A mediados del S. XIV, la peste negra llegó a Europa desde China a través de la ruta de la seda. Esta enfermedad terrible se calcula que pudo aniquilar a un tercio de la población del viejo continente. Tuvo toda clase de efectos colaterales, desde la frivolidad documentada en algunas familias ricas de Florencia que pensando en la muerte inminente se fundieron sus tesoros en fiestas y orgías, hasta numerosas revueltas campesinas de quienes no querían morir mañana trabajando para el señor.

La enfermedad se percibió como una especie de castigo divino. Y, por eso, conforme la epidemia se acercaba a Aviñón, cundía el pánico por partida doble en la corte papal. ¿Cómo lo interpretaría la gente si el Santo Padre la contraía?

El pontífice de entonces, Clemente VI, le pidió a Guy que indagara sobre cómo prevenir el contagio. Por cierto que nuestro héroe ya estaba tratando a enfermos de peste en Aviñón y comarcas vecinas, siendo uno de los pocos médicos que reunió el coraje para mantenerse en su puesto y, como era habitual en él, sin distinguir entre ricos y pobres. El encargo papal, le obligó a ampliar sus observaciones. Hasta el momento se había centrado en aliviar el dolor y buscar curas, pero no tanto en la prevención. En aquella época, existían dos teorías médicas del contagio. La primera decía que te contagiabas por el contacto ocular, si mirabas a un enfermo a los ojos contraías la enfermedad. La segunda, de la que Guy era partidario, consideraba que las enfermedades estaban en el aire o en la piel y se contagiaban por respiración o contacto. Pensad que en aquellos tiempos se desconocía la existencia de la vida microscópica.

«Nuestro médico se contagió de peste. Otro hubiese desesperado y se hubiese desentendido de todo y de todos, pero no Guy, quien siempre había sido consciente de los riesgos. Sin vacilar, decidió tratarse a sí mismo»

Entonces ocurrió lo peor que podía imaginarse: nuestro médico se contagió de peste. Otro hubiese desesperado y se hubiese desentendido de todo y de todos, pero no Guy, quien siempre había sido consciente de los riesgos. Sin vacilar, decidió tratarse a sí mismo. Intentó aliviar su fiebre y mantener activos tanto sus vías respiratorias como su tracto digestivo, pues había visto que los apestados enseguida dejaban de comer y experimentaban fuertes dolores en el torso y asfixia -la peste mata por fallo multiorgánico. Tomo mucha agua, jugo de cebollas, uvas y alguna otra fruta. También diseccionó sus propios bubones, esos bultos característicos de la peste, para examinar su contenido y ver si había sustancias que los redujeran.

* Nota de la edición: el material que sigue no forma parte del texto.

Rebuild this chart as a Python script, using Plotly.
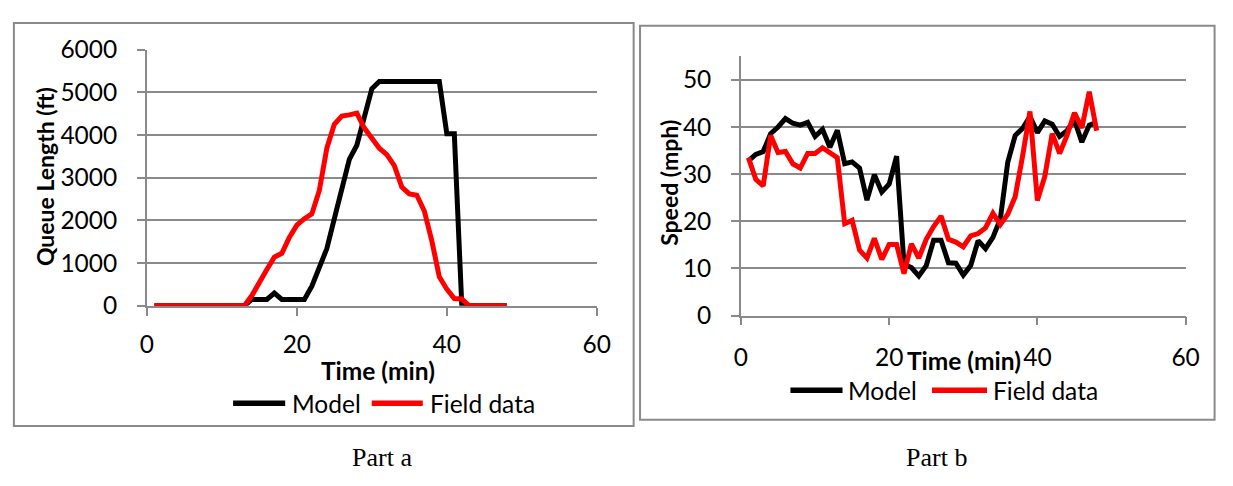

Suerte, voluntad personal o los sin duda angustiados rezos del papa, pero Guy fue del afortunado 20% de enfermos que sobrevivió a la peste. Así constató lo que ya se venía sosteniendo por otros médicos: la inmunidad posterior a la recuperación. Revitalizado escribió al Papa sugiriéndole que buscara una habitación grande y se aislara lo máximo posible. Debía rodearse de hogueras que mantuvieran purificado el aire y lo puso a dieta: cebollas, fruta, ajos y frutos secos. Así pensó nuestro médico que el pontífice prevendría el contagio. Y, aunque sin base para la ciencia moderna, la suerte sonrió a Clemente VI quien vio pasar la peste por Aviñón si contarse entre sus víctimas.

«Suerte, voluntad personal o los sin duda angustiados rezos del papa, pero Guy fue del afortunado 20% de enfermos que sobrevivió a la peste»

Guy de Chaulhac murió unos años después, en 1368, dejando tras de sí una memorable carrera médica y un imborrable recuerdo entre sus pacientes.